Collecting embryonic stem cells would become morally permissible because of its potential to help find cures for human disease. This is so even though the harvesting involved the destruction of the embryo.

He argued that the question about when human life begins is not only a theological issue, but also a scientific one. It should not be “arbitrarily decided on the basis of the level of scientific knowledge as it stood in the middle of the nineteenth century”.

The growth of reproductive technologies since the early 1980s had been dominated by moral debate about when life begins, and whether human beings should meddle with conception.

“Some may urge that we should adopt an attitude of conservatism and reverence, like Moses at the burning bush, in relation to our entry into the world of genetic engineering,” he said.

Some theologians see reproductive technology as usurping of the role of God, and as essentially dehumanising. But others argue that technology is part of the human spirit – endlessly experimental and curious. Reproductive technology could be seen as part of a process of co-operating with God in an exercise aimed at perfecting all things.

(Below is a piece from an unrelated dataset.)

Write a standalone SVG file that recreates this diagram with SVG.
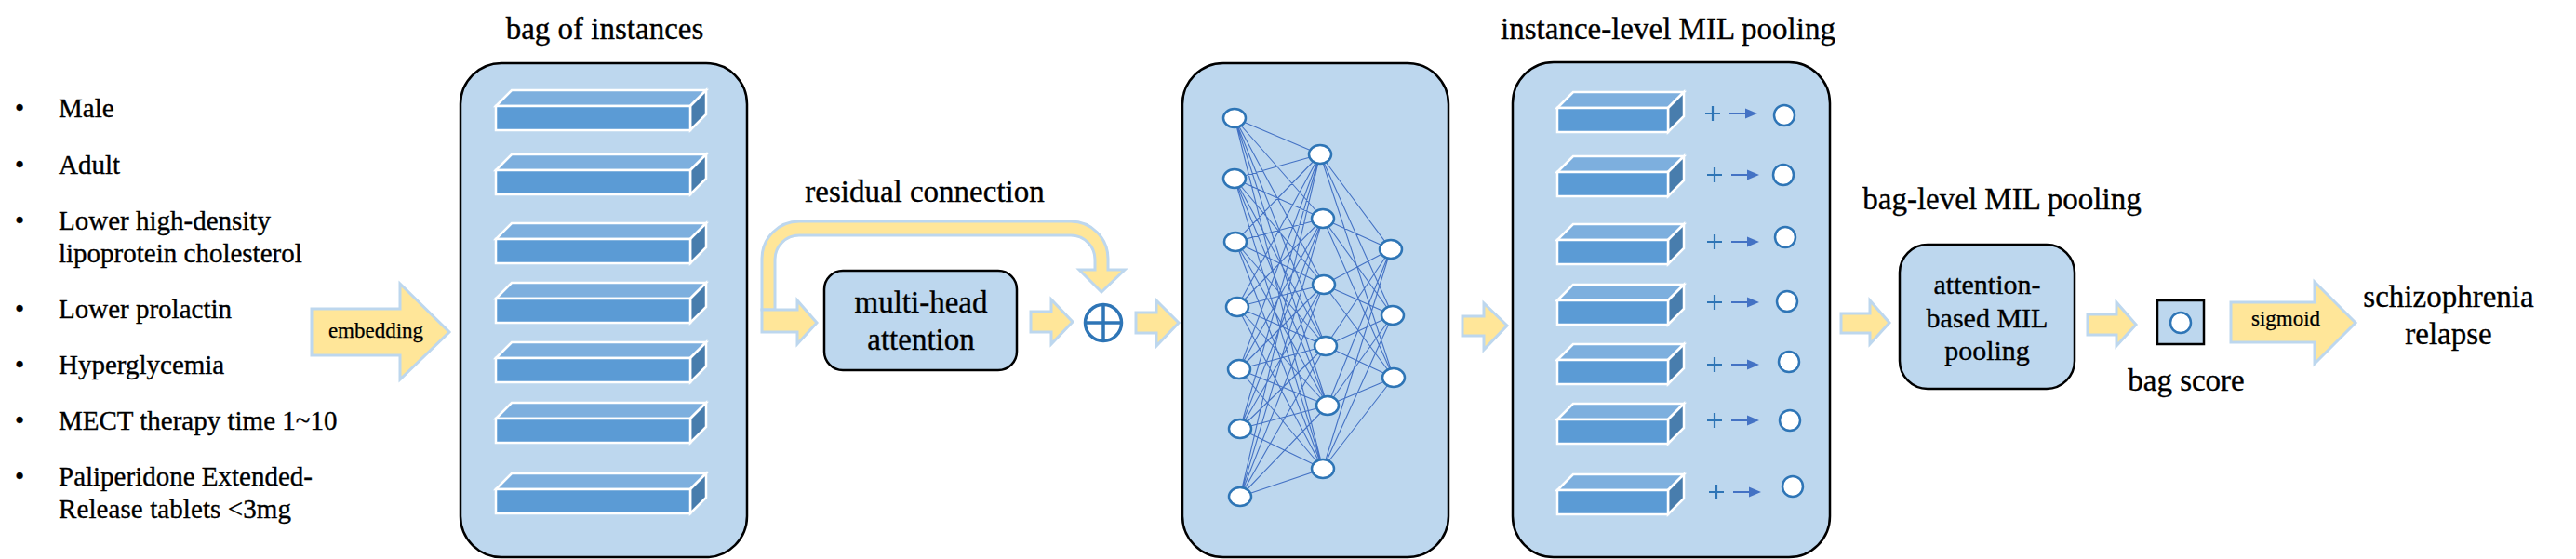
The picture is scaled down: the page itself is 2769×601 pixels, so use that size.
<svg xmlns="http://www.w3.org/2000/svg" xmlns:xlink="http://www.w3.org/1999/xlink" width="2769" height="601" viewBox="0 0 2769 601" font-family="'Liberation Serif', 'Times New Roman', Times, 'DejaVu Serif', serif">
<style>
text{fill:#000;stroke:#000;stroke-width:0.35;font-family:'Liberation Serif','Times New Roman',Times,'DejaVu Serif',serif}
.t33{font-size:33px}
.t29{font-size:29px}
.t30{font-size:30px}
.t23{font-size:23px;stroke-width:0.25}
.box{fill:#BDD7EE;stroke:#000;stroke-width:2.5}
.yarrow{fill:#FFE699;stroke:#BDD7EE;stroke-width:3;stroke-linejoin:miter}
.node{fill:#fff;stroke:#2E75B6;stroke-width:2.5}
.nn{fill:none;stroke:#4472C4;stroke-width:1.1}
.plus{stroke:#2E75B6;stroke-width:2.2;fill:none}
.sarr{stroke:#4472C4;stroke-width:2;fill:none}
.shead{fill:#4472C4}
.front{fill:#5B9BD5;stroke:#fff;stroke-width:2.5;stroke-linejoin:miter}
.top{fill:#7DAFDE;stroke:#fff;stroke-width:2.5}
.side{fill:#487DAD;stroke:#fff;stroke-width:2.5}
</style>
<defs>
<g id="barL">
<polygon class="top" points="0,0 17,-17 226,-17 209,0"/>
<polygon class="side" points="209,0 226,-17 226,9 209,26"/>
<rect class="front" x="0" y="0" width="209" height="26"/>
</g>
<g id="barS">
<polygon class="top" points="0,0 17,-17 136,-17 119,0"/>
<polygon class="side" points="119,0 136,-17 136,9 119,26"/>
<rect class="front" x="0" y="0" width="119" height="26"/>
</g>
<g id="rowop">
<path class="plus" d="M-8 0H8M0 -8V8"/>
<path class="sarr" d="M18 0H36"/>
<polygon class="shead" points="35,-5.5 48,0 35,5.5"/>
</g>
</defs>

<g id="features">
<text class="t29" x="21" y="126" text-anchor="middle">•</text><text class="t29" x="63" y="126">Male</text>
<text class="t29" x="21" y="187" text-anchor="middle">•</text><text class="t29" x="63" y="187">Adult</text>
<text class="t29" x="21" y="247" text-anchor="middle">•</text><text class="t29" x="63" y="247">Lower high-density</text>
<text class="t29" x="63" y="282">lipoprotein cholesterol</text>
<text class="t29" x="21" y="342" text-anchor="middle">•</text><text class="t29" x="63" y="342">Lower prolactin</text>
<text class="t29" x="21" y="402" text-anchor="middle">•</text><text class="t29" x="63" y="402">Hyperglycemia</text>
<text class="t29" x="21" y="462" text-anchor="middle">•</text><text class="t29" x="63" y="462">MECT therapy time 1~10</text>
<text class="t29" x="21" y="522" text-anchor="middle">•</text><text class="t29" x="63" y="522">Paliperidone Extended-</text>
<text class="t29" x="63" y="557" textLength="250">Release tablets &lt;3mg</text>
</g>

<g id="bag">
<text class="t33" x="650" y="42" text-anchor="middle">bag of instances</text>
<rect class="box" x="495" y="68" width="308" height="531" rx="44" ry="44"/>
<use xlink:href="#barL" href="#barL" transform="translate(533,114)"/>
<use xlink:href="#barL" href="#barL" transform="translate(533,183)"/>
<use xlink:href="#barL" href="#barL" transform="translate(533,257)"/>
<use xlink:href="#barL" href="#barL" transform="translate(533,321)"/>
<use xlink:href="#barL" href="#barL" transform="translate(533,385)"/>
<use xlink:href="#barL" href="#barL" transform="translate(533,450)"/>
<use xlink:href="#barL" href="#barL" transform="translate(533,526)"/>
</g>

<g id="mha">
<rect class="box" x="886" y="291" width="207" height="107" rx="20" ry="20"/>
<text class="t33" x="990" y="336" text-anchor="middle">multi-head</text>
<text class="t33" x="990" y="376" text-anchor="middle">attention</text>
</g>

<g id="residual-label">
<text class="t33" x="994" y="217" text-anchor="middle">residual connection</text>
</g>

<g id="add">
<circle cx="1186" cy="347" r="19.5" fill="none" stroke="#2E75B6" stroke-width="3.5"/>
<path d="M1166.5 347H1205.5M1186 327.5V366.5" stroke="#2E75B6" stroke-width="3.5"/>
</g>

<g id="mlp">
<rect class="box" x="1271" y="68" width="286" height="531" rx="44" ry="44"/>
<path class="nn" d="M1327 127L1419 166M1327 127L1422 235M1327 127L1423 306M1327 127L1425 372M1327 127L1427 436M1327 127L1422 504M1327 192L1419 166M1327 192L1422 235M1327 192L1423 306M1327 192L1425 372M1327 192L1427 436M1327 192L1422 504M1328 260L1419 166M1328 260L1422 235M1328 260L1423 306M1328 260L1425 372M1328 260L1427 436M1328 260L1422 504M1330 330L1419 166M1330 330L1422 235M1330 330L1423 306M1330 330L1425 372M1330 330L1427 436M1330 330L1422 504M1332 397L1419 166M1332 397L1422 235M1332 397L1423 306M1332 397L1425 372M1332 397L1427 436M1332 397L1422 504M1333 461L1419 166M1333 461L1422 235M1333 461L1423 306M1333 461L1425 372M1333 461L1427 436M1333 461L1422 504M1333 534L1419 166M1333 534L1422 235M1333 534L1423 306M1333 534L1425 372M1333 534L1427 436M1333 534L1422 504M1419 166L1495 268M1419 166L1497 339M1419 166L1498 406M1422 235L1495 268M1422 235L1497 339M1422 235L1498 406M1423 306L1495 268M1423 306L1497 339M1423 306L1498 406M1425 372L1495 268M1425 372L1497 339M1425 372L1498 406M1427 436L1495 268M1427 436L1497 339M1427 436L1498 406M1422 504L1495 268M1422 504L1497 339M1422 504L1498 406"/>
<ellipse class="node" cx="1327" cy="127" rx="12" ry="10"/>
<ellipse class="node" cx="1327" cy="192" rx="12" ry="10"/>
<ellipse class="node" cx="1328" cy="260" rx="12" ry="10"/>
<ellipse class="node" cx="1330" cy="330" rx="12" ry="10"/>
<ellipse class="node" cx="1332" cy="397" rx="12" ry="10"/>
<ellipse class="node" cx="1333" cy="461" rx="12" ry="10"/>
<ellipse class="node" cx="1333" cy="534" rx="12" ry="10"/>
<ellipse class="node" cx="1419" cy="166" rx="12" ry="10"/>
<ellipse class="node" cx="1422" cy="235" rx="12" ry="10"/>
<ellipse class="node" cx="1423" cy="306" rx="12" ry="10"/>
<ellipse class="node" cx="1425" cy="372" rx="12" ry="10"/>
<ellipse class="node" cx="1427" cy="436" rx="12" ry="10"/>
<ellipse class="node" cx="1422" cy="504" rx="12" ry="10"/>
<ellipse class="node" cx="1495" cy="268" rx="12" ry="10"/>
<ellipse class="node" cx="1497" cy="339" rx="12" ry="10"/>
<ellipse class="node" cx="1498" cy="406" rx="12" ry="10"/>
</g>

<g id="instance-pooling">
<text class="t33" x="1793" y="42" text-anchor="middle">instance-level MIL pooling</text>
<rect class="box" x="1626" y="67" width="341" height="532" rx="44" ry="44"/>
<use xlink:href="#barS" href="#barS" transform="translate(1674,116)"/>
<use xlink:href="#barS" href="#barS" transform="translate(1674,185)"/>
<use xlink:href="#barS" href="#barS" transform="translate(1674,258)"/>
<use xlink:href="#barS" href="#barS" transform="translate(1674,323)"/>
<use xlink:href="#barS" href="#barS" transform="translate(1674,387)"/>
<use xlink:href="#barS" href="#barS" transform="translate(1674,451)"/>
<use xlink:href="#barS" href="#barS" transform="translate(1674,527)"/>
<use xlink:href="#rowop" href="#rowop" transform="translate(1841,122)"/>
<use xlink:href="#rowop" href="#rowop" transform="translate(1843,188)"/>
<use xlink:href="#rowop" href="#rowop" transform="translate(1843,260)"/>
<use xlink:href="#rowop" href="#rowop" transform="translate(1843,325)"/>
<use xlink:href="#rowop" href="#rowop" transform="translate(1843,392)"/>
<use xlink:href="#rowop" href="#rowop" transform="translate(1843,452)"/>
<use xlink:href="#rowop" href="#rowop" transform="translate(1845,529)"/>
<circle class="node" cx="1918" cy="124" r="11"/>
<circle class="node" cx="1917" cy="188" r="11"/>
<circle class="node" cx="1919" cy="255" r="11"/>
<circle class="node" cx="1921" cy="324" r="11"/>
<circle class="node" cx="1923" cy="389" r="11"/>
<circle class="node" cx="1924" cy="452" r="11"/>
<circle class="node" cx="1927" cy="523" r="11"/>
</g>

<g id="bag-pooling">
<text class="t33" x="2152" y="225" text-anchor="middle">bag-level MIL pooling</text>
<rect class="box" x="2042" y="263" width="188" height="155" rx="30" ry="30"/>
<text class="t30" x="2136" y="316" text-anchor="middle">attention-</text>
<text class="t30" x="2136" y="352" text-anchor="middle">based MIL</text>
<text class="t30" x="2136" y="387" text-anchor="middle">pooling</text>
</g>

<g id="bag-score">
<rect x="2319" y="323" width="50" height="47" fill="#BDD7EE" stroke="#000" stroke-width="2.5"/>
<circle class="node" cx="2344" cy="347" r="11"/>
<text class="t33" x="2350" y="420" text-anchor="middle">bag score</text>
</g>

<g id="output">
<text class="t33" x="2632" y="330" text-anchor="middle">schizophrenia</text>
<text class="t33" x="2632" y="370" text-anchor="middle">relapse</text>
</g>

<g id="connectors">
<path class="yarrow" d="M335 332H430V305L483 357L430 408V382H335Z"/>
<text class="t23" x="404" y="363" text-anchor="middle">embedding</text>
<path class="yarrow" d="M819 333V278A40 40 0 0 1 859 238H1151A40 40 0 0 1 1191 278V290H1209L1184 314L1160 290H1177V279A26 26 0 0 0 1151 253H859A26 26 0 0 0 833 279V333Z"/>
<path class="yarrow" d="M819 333H857V323L878 347L857 370V357H819Z"/>
<path class="yarrow" d="M1108 335H1130V322L1153 346L1130 370V357H1108Z"/>
<path class="yarrow" d="M1221 336H1243V323L1267 347L1243 372V358H1221Z"/>
<path class="yarrow" d="M1572 340H1595V326L1620 350L1595 376V361H1572Z"/>
<path class="yarrow" d="M1979 337H2010V323L2031 347L2010 370V358H1979Z"/>
<path class="yarrow" d="M2244 338H2275V325L2296 349L2275 372V360H2244Z"/>
<path class="yarrow" d="M2398 325H2488V303L2532 347L2488 391V368H2398Z"/>
<text class="t23" x="2457" y="350" text-anchor="middle">sigmoid</text>
</g>
</svg>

Archbishop Carnley said it is wrong for Christians to adopt a fundamental attitude of suspicion and fear, let alone condemnation, to the application of human reason and research to reproduction. “The simple answer at this stage to the moral and ethical question of ‘are we intruding improperly into the province of God?’ is: ‘No. We are exercising our God-given abilities to act as stewards, and to complete and perfect the work of creation.'”

He said that to try and answer the question of when life begins is “a little like trying to answer the question of when middle age begins.” Sperm and eggs are already alive before fertilisation.

“All that can be said is that a genetically novel kind of cell comes into existence at fertilisation. The question is, at what point should a new creation of this kind be accorded the status of a human individual or a human subject?”

Theologians had tended to speak of the embryo resulting from fertilisation as being endowed with a human soul by God at that moment, he said. This view has recently been restated by Pope John Paul II, and by the Roman Catholic Archbishop of Sydney, George Pell.

But scientific research shows, Archbishop Carnley said, that fertilisation is not the same as conception. Conception is not a moment, but a process taking about 14 days.

Up to the 14-day mark, he said, the embryo is human genetic material which “should be treated with respect, and certainly not frivolously”, but not as though it was a conceived human individual.

This made stem cell research “thinkable,” so long as it is conducted under license and cells are collected before the fourteenth day. “We may think of this in terms of a radical form of contraception, but not in terms of the killing of an already conceived human individual.”